Est-ce à dire qu’il faudrait faire basculer dans la Constitution l’ensemble des dispositions juridiques qui s’imposent à votre action pour que vous les respectiez ? Mais comment feriez-vous pour, désormais, vous astreindre à une discipline, fût-elle constitutionnelle, que vous n’avez jamais respectée ?

Le constat est terrible, j’en conviens, mais je crois que, décidément, rien, pas même une loi constitutionnelle, ne vous protégera contre l’instabilité et l’inconséquence d’un Président de la République qui exige une nouvelle loi à chaque nouveau sondage, à charge ensuite pour la majorité d’en définir le contenu…

Si le recours à ce procédé n’est plus à démontrer en ce qui concerne les thématiques chères au Front national, c’est malheureusement tout aussi vrai du reste, et en particulier de la politique économique.

Pas plus tard qu’il y a deux mois, le souvenir des promesses non tenues sur le pouvoir d’achat a subitement saisi Nicolas Sarkozy – cela lui est revenu d’un seul coup ! –, et il a ordonné sur-le-champ l’élaboration d’une loi octroyant « une prime de 1 000 euros aux salariés des entreprises distribuant des dividendes ». Priés d’y donner rapidement une traduction concrète, ses services ont accouché d’un texte qui fait aujourd’hui l’unanimité des partenaires sociaux contre lui et qui suscite un scepticisme désabusé chez bon nombre de membres de la majorité.

Il faut vous y résoudre, monsieur le ministre : aucune règle juridique ne vous protégera jamais de l’irresponsabilité politique.

Dans son rapport de février dernier, la Cour des comptes ne dit pas autre chose lorsqu’elle explique : « L’existence de nombreuses règles n’a pas empêché la dégradation structurelle des finances publiques françaises au cours des dernières années.
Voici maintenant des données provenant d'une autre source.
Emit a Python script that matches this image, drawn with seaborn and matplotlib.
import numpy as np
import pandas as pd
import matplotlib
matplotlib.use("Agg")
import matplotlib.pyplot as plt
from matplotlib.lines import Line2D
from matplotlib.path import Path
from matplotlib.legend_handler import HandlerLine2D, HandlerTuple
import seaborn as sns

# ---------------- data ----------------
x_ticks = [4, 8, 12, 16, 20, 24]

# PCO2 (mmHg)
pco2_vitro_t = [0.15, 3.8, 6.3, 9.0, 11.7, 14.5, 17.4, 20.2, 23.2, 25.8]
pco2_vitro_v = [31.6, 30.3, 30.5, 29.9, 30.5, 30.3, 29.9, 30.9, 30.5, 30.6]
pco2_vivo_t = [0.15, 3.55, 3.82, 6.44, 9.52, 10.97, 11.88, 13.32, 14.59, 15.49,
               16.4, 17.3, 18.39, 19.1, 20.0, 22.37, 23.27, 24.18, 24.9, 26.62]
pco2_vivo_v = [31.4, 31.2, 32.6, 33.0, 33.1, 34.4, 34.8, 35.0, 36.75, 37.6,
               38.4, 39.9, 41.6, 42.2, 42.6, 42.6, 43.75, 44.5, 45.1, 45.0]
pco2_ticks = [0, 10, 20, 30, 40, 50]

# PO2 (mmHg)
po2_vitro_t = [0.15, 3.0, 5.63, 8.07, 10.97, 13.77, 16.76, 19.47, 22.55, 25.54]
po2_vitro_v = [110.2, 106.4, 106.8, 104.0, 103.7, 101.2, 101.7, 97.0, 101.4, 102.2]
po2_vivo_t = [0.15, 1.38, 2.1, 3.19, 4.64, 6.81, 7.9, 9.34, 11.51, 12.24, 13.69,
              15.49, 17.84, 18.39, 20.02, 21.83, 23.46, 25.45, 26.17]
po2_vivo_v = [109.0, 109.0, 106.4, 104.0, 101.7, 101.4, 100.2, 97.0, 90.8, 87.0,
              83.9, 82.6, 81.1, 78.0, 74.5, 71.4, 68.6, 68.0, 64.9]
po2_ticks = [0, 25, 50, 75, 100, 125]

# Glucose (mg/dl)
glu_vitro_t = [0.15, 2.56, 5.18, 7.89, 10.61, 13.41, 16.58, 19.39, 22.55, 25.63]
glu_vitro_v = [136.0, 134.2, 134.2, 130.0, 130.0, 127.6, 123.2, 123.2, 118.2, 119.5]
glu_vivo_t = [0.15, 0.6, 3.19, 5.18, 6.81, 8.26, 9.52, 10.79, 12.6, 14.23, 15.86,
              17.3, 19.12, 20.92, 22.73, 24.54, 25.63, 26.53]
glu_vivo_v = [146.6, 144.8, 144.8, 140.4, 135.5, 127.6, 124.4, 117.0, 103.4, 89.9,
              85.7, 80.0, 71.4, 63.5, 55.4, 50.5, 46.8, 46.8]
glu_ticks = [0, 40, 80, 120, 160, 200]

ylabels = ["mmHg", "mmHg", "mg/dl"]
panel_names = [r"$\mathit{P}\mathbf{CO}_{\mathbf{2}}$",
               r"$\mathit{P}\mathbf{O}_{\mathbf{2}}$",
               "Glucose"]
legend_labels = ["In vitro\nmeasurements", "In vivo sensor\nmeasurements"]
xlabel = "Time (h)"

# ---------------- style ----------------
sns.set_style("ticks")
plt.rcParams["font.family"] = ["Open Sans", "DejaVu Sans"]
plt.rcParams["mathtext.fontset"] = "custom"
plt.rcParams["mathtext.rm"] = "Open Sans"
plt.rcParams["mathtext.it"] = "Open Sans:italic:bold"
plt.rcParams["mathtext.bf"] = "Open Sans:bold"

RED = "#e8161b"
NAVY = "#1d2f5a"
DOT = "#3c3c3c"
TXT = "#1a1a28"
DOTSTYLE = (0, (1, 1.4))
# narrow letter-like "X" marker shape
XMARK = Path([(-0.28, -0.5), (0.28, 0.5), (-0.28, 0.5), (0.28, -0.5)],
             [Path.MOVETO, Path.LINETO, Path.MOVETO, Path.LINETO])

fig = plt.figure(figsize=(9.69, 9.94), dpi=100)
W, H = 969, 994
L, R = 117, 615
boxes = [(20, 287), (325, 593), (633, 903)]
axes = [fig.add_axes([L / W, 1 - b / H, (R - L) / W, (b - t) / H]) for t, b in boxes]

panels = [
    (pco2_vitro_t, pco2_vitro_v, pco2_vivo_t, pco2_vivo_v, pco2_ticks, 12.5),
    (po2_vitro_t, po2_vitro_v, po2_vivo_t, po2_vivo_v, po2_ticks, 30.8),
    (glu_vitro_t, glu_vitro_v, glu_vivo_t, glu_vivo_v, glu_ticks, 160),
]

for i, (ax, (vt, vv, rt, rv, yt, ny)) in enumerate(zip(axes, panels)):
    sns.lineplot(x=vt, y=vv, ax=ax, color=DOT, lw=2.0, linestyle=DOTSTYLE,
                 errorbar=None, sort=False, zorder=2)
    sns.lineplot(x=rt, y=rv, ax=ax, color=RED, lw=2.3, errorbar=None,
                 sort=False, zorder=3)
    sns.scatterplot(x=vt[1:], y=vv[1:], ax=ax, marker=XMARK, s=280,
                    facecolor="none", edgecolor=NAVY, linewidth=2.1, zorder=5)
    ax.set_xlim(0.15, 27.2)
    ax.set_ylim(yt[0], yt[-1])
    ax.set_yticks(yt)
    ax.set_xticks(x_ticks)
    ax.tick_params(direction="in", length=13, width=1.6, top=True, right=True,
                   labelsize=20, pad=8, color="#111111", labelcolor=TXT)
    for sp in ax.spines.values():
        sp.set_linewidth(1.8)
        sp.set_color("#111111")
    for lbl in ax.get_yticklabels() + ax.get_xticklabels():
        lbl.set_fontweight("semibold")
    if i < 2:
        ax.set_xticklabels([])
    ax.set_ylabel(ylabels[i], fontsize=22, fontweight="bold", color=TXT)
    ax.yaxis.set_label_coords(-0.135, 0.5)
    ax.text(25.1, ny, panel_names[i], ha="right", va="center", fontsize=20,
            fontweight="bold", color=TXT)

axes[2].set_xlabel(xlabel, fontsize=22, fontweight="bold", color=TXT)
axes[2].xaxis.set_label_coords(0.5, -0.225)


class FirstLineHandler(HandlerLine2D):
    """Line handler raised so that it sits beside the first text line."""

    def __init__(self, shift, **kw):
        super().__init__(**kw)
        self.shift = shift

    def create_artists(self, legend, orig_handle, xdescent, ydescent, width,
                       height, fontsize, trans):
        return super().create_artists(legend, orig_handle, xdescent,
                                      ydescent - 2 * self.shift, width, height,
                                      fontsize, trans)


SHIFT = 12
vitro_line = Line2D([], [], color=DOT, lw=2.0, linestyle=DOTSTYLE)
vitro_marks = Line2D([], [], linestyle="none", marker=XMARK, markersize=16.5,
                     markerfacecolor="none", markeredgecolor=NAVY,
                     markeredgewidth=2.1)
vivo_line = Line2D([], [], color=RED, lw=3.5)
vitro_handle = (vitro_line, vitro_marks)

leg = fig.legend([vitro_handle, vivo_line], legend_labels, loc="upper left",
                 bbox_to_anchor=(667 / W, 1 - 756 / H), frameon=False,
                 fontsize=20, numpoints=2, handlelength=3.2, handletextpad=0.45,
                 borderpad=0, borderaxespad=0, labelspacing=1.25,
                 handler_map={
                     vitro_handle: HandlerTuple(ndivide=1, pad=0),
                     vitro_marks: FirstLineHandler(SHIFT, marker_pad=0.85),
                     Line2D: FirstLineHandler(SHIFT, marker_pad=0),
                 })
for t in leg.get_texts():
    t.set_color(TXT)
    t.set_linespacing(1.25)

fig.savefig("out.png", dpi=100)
À l’inverse, les pays qui ont le mieux traversé la crise ou qui ont engagé les actions les plus vigoureuses pour redresser leurs comptes publics n’ont pas tous eu besoin d’en afficher. L’Allemagne aura fortement redressé ses comptes publics avant même la mise en application de sa nouvelle règle constitutionnelle. » C’est du simple bon sens !
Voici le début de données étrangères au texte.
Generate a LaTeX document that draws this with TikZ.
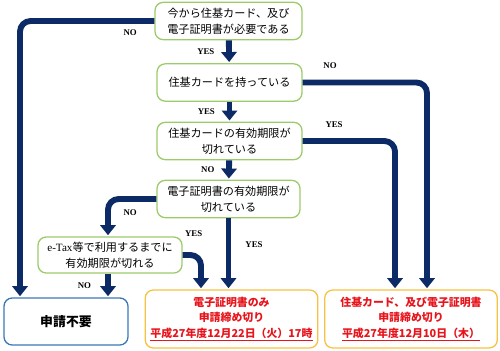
\documentclass[tikz,border=0pt]{standalone}
\usepackage{fontspec}
\setmainfont{Liberation Serif}
\newfontfamily\jp{Noto Sans CJK JP}
\usetikzlibrary{positioning,arrows.meta,calc}
\definecolor{navy}{HTML}{0B2A66}
\definecolor{leaf}{HTML}{9CCB6A}
\definecolor{gold}{HTML}{F6C244}
\definecolor{sky}{HTML}{3A78B8}
\definecolor{alert}{HTML}{E8141C}

\begin{document}
\begin{tikzpicture}[
    x=0.3mm, y=-0.3mm,
    q/.style={rounded corners=7pt, draw=leaf, line width=1.1pt, fill=white, minimum width=43.5mm, minimum height=11.2mm, font=\jp\fontsize{9.5}{13.5}\selectfont, align=center, inner sep=2pt},
    endbox/.style={q, draw=gold, minimum width=51.8mm, minimum height=17.4mm, text=alert, font=\jp\bfseries\fontsize{9.3}{13.2}\selectfont},
    lab/.style={font=\fontsize{7.5}{9}\selectfont\bfseries, inner sep=1pt},
    flow/.style={draw=navy, line width=5pt, rounded corners=9pt, -{Triangle[width=13pt,length=8.5pt]}, shorten >=1pt}
  ]
  \useasboundingbox (0,0) rectangle (500,350);

  \node[q, minimum width=44.1mm] (q1) at (228.5,21) {今から住基カード、及び\\電子証明書が必要である};
  \node[q] (q2) at (229.5,82.5) {住基カードを持っている};
  \node[q] (q3) at (229.5,141) {住基カードの有効期限が\\切れている};
  \node[q, minimum width=42.9mm] (q4) at (228.5,199) {電子証明書の有効期限が\\切れている};
  \node[q, minimum width=43.2mm, minimum height=10.8mm] (q5) at (110,255) {{\rmfamily e-Tax}等で利用するまでに\\有効期限が切れる};
  \node[q, draw=sky, minimum width=37.2mm, minimum height=14.1mm, font=\jp\bfseries\fontsize{11}{13}\selectfont] (none) at (66,321.5) {申請不要};
  \node[endbox] (dl1) at (231.5,319) {電子証明書のみ\\申請締め切り\\\underline{平成27年度12月22日（火）17時}};
  \node[endbox] (dl2) at (411,319) {住基カード、及び電子証明書\\申請締め切り\\\underline{平成27年度12月10日（木）}};

  \coordinate (xa) at (20,0);
  \coordinate (xe) at (108,0);
  \coordinate (xb) at (201,0);
  \coordinate (xc) at (395,0);
  \coordinate (xd) at (427,0);

  \draw[flow] (q1.west) -| node[lab, pos=0.09, below=4pt]{NO} (none.north -| xa);
  \draw[flow] (q1) -- node[lab, midway, left=9pt]{YES} (q2);
  \draw[flow] (q2.east) -| node[lab, pos=0.11, above=8pt]{NO} (dl2.north -| xd);
  \draw[flow] (q2) -- node[lab, midway, left=9pt]{YES} (q3);
  \draw[flow] (q3.east) -| node[lab, pos=0.17, above=8pt]{YES} (dl2.north -| xc);
  \draw[flow] (q3) -- node[lab, midway, left=9pt]{NO} (q4);
  \draw[flow] (q4.west) -| node[lab, pos=0.27, below=6pt]{NO} (q5.north -| xe);
  \draw[flow] (q4.south) -- node[lab, pos=0.37, right=11pt]{YES} (q4.south |- dl1.north);
  \draw[flow] (q5.east) -| node[lab, pos=0.3, above=12pt]{YES} (dl1.north -| xb);
  \draw[flow] (q5.south -| xe) -- node[lab, midway, left=11pt]{NO} (none.north -| xe);
\end{tikzpicture}
\end{document}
La bonne réponse à la question de la dette est bien politique, à condition toutefois qu’il s’agisse d’une politique responsable, c’est-à-dire une politique sachant distinguer les priorités. Par exemple, lorsque la dette frôle les 80 % du PIB, comme aujourd’hui, il n’est pas responsable de s’accommoder du fait que les entreprises du CAC 40 ne payent que 8 % d’impôt sur les sociétés ni d’offrir 3 milliards d’euros par an aux restaurateurs. L’endettement qui résulte des mesures en cause est absolument intolérable.

À l’inverse, lorsque surgit une situation d’urgence, lorsque se déclare une hémorragie sociale, économique ou environnementale, la même responsabilité politique somme d’agir.

Que pèsera le vernis constitutionnel de votre règle budgétaire face à une catastrophe naturelle de grande ampleur, face à une catastrophe nucléaire, …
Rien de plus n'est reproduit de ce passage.